Есть немалый соблазн увидеть в этом напряжении неразрешимое противоречие между заботой о благе рода и стремлением к добродетели, между аристократизмом и социальной исключительностью, с одной стороны, и обязанностью отстаивать справедливость посредством защиты бедных, вдов и сирот – с другой[39]
. Но подобный подход был бы грубым анахронизмом. Фактически моральный кодекс, лежащий в основе рыцарских романов, не видел конфликта между родословной и добродетелью или даже между смирением и величавостью. Эти два качества не только не исключали, но и дополняли друг друга в своем противостоянии порокам гордыни и малодушия. Другими словами, поистине великодушный рыцарь презирал не то, что он считал ниже себя, а, скорее, мелочность в помыслах[40]. Неудивительно, что в «Кентерберийских рассказах» Чосера женщина, которая убеждает «неблагородного» Мелибея проявить «снисхождение», оказывается не кем иным, как госпожой Разумницей, и этой идее предстояло быть недвусмысленно выраженной и переданной миру эпохи Возрождения среди прочих философом-гуманистом Джоване Буонаккорсо да Монтеманьо (1391? –1429)[41].Эти подробные описания невероятных подвигов благородных героев в экзотических и волшебных странах, населенных чудовищами и наполненных чудесами, давали читателю новое представление о человеческой жизни, в которой и добродетели, и страсти приобретали невиданный доселе масштаб[42]
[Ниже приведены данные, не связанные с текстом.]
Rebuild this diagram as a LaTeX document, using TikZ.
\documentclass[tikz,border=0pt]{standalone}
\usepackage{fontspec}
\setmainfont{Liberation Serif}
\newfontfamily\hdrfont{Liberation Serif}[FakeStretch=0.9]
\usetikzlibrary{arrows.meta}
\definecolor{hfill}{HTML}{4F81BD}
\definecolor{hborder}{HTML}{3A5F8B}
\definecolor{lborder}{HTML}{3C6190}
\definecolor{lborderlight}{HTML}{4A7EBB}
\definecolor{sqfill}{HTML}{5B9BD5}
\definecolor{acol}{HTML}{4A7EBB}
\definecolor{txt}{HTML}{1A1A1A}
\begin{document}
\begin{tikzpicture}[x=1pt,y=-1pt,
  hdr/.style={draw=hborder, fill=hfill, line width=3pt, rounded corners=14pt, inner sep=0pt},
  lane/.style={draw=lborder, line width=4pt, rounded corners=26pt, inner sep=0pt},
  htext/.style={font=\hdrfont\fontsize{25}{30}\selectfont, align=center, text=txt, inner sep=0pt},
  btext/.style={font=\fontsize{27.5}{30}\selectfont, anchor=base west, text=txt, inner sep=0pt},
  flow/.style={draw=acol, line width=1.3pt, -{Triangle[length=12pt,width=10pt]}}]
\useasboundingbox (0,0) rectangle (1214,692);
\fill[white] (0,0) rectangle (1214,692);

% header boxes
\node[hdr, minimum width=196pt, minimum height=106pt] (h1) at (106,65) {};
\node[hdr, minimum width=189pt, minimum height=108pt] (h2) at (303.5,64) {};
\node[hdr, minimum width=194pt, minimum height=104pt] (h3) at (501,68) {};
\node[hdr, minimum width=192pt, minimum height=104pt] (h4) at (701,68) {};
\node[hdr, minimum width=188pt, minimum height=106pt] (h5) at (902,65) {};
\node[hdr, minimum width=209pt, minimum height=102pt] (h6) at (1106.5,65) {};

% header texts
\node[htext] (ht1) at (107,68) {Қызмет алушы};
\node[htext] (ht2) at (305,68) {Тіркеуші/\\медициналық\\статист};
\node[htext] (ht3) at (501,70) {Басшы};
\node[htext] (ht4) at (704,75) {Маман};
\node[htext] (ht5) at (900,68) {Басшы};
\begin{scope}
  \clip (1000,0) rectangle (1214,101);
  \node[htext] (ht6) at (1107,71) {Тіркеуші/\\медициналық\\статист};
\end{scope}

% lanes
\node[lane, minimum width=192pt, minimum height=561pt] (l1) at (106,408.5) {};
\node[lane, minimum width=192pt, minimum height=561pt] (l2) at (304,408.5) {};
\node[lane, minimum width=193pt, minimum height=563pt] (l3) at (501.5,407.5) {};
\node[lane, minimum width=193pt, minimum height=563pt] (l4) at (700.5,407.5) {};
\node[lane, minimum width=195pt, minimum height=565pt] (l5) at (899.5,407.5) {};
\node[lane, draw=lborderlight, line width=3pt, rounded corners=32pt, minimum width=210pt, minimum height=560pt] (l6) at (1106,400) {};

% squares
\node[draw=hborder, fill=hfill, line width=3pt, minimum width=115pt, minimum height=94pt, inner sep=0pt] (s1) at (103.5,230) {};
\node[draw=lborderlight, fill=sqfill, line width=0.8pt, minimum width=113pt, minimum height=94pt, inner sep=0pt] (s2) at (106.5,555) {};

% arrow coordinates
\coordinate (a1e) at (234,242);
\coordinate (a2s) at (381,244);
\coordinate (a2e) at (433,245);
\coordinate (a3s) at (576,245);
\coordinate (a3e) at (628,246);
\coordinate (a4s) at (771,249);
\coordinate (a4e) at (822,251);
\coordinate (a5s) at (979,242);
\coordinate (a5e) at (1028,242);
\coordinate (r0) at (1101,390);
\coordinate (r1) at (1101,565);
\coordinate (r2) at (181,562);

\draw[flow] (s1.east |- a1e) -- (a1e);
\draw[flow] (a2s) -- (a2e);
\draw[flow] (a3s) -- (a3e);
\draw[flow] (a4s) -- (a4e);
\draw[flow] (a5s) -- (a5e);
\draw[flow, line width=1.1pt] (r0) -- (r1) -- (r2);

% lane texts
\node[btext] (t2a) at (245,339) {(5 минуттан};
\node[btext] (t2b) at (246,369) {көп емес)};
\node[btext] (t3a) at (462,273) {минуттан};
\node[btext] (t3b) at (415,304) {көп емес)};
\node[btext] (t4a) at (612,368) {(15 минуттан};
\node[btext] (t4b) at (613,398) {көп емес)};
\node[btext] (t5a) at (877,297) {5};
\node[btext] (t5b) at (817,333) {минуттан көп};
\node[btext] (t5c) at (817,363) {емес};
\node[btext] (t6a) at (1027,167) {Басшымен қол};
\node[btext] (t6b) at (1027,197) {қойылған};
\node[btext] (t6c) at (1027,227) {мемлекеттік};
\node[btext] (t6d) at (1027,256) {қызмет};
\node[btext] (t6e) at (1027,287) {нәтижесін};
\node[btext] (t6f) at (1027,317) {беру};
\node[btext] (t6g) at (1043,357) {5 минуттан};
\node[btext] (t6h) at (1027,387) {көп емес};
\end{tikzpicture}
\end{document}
. Рыцарские романы оказывали сильнейшее влияние на этику и идеи того времени, но также являлись и их отражением, так что те противоречия, которые в наши дни кажутся непреодолимыми, могли быть легко устранены. Сам Колумб вполне в духе той эпохи проявлял озабоченность вопросами происхождения. Где-то между 1477 и 1480 гг. он женился на Филипе Мониш Перештрелу. В социальном отношении это был огромный рывок вперед для сына генуэзского ткача. По материнской линии Филипа происходила из семьи служивших португальской короне видных землевладельцев с хорошей репутацией. Ее отец, Бартоломео Перештрелу, в качестве поощрения получил во владение Порту-Санту близ Мадейры – по правде, всего лишь отдаленный островок, который, однако, стал для Колумба примером того, каких наград можно было удостоиться на королевской службе[43]. Блестящим воплощением подобных устремлений был легендарный граф Перо Ниньо, благодаря перу Гутьерре Диеса де Гамеса вошедший в культуру как рыцарь, чьи величайшие битвы состоялись на море и который не ведал поражений ни в любви, ни на войне. Во времена Колумба эта традиция все еще была примером для подражания[44]. Хотя у нас нет доказательств, что он читал какие-то произведения о рыцарях-мореходах, о деле его жизни, как и об островках, которые он c любовью разместит на своем гербе, едва ли можно рассуждать, не ссылаясь на этот жанр.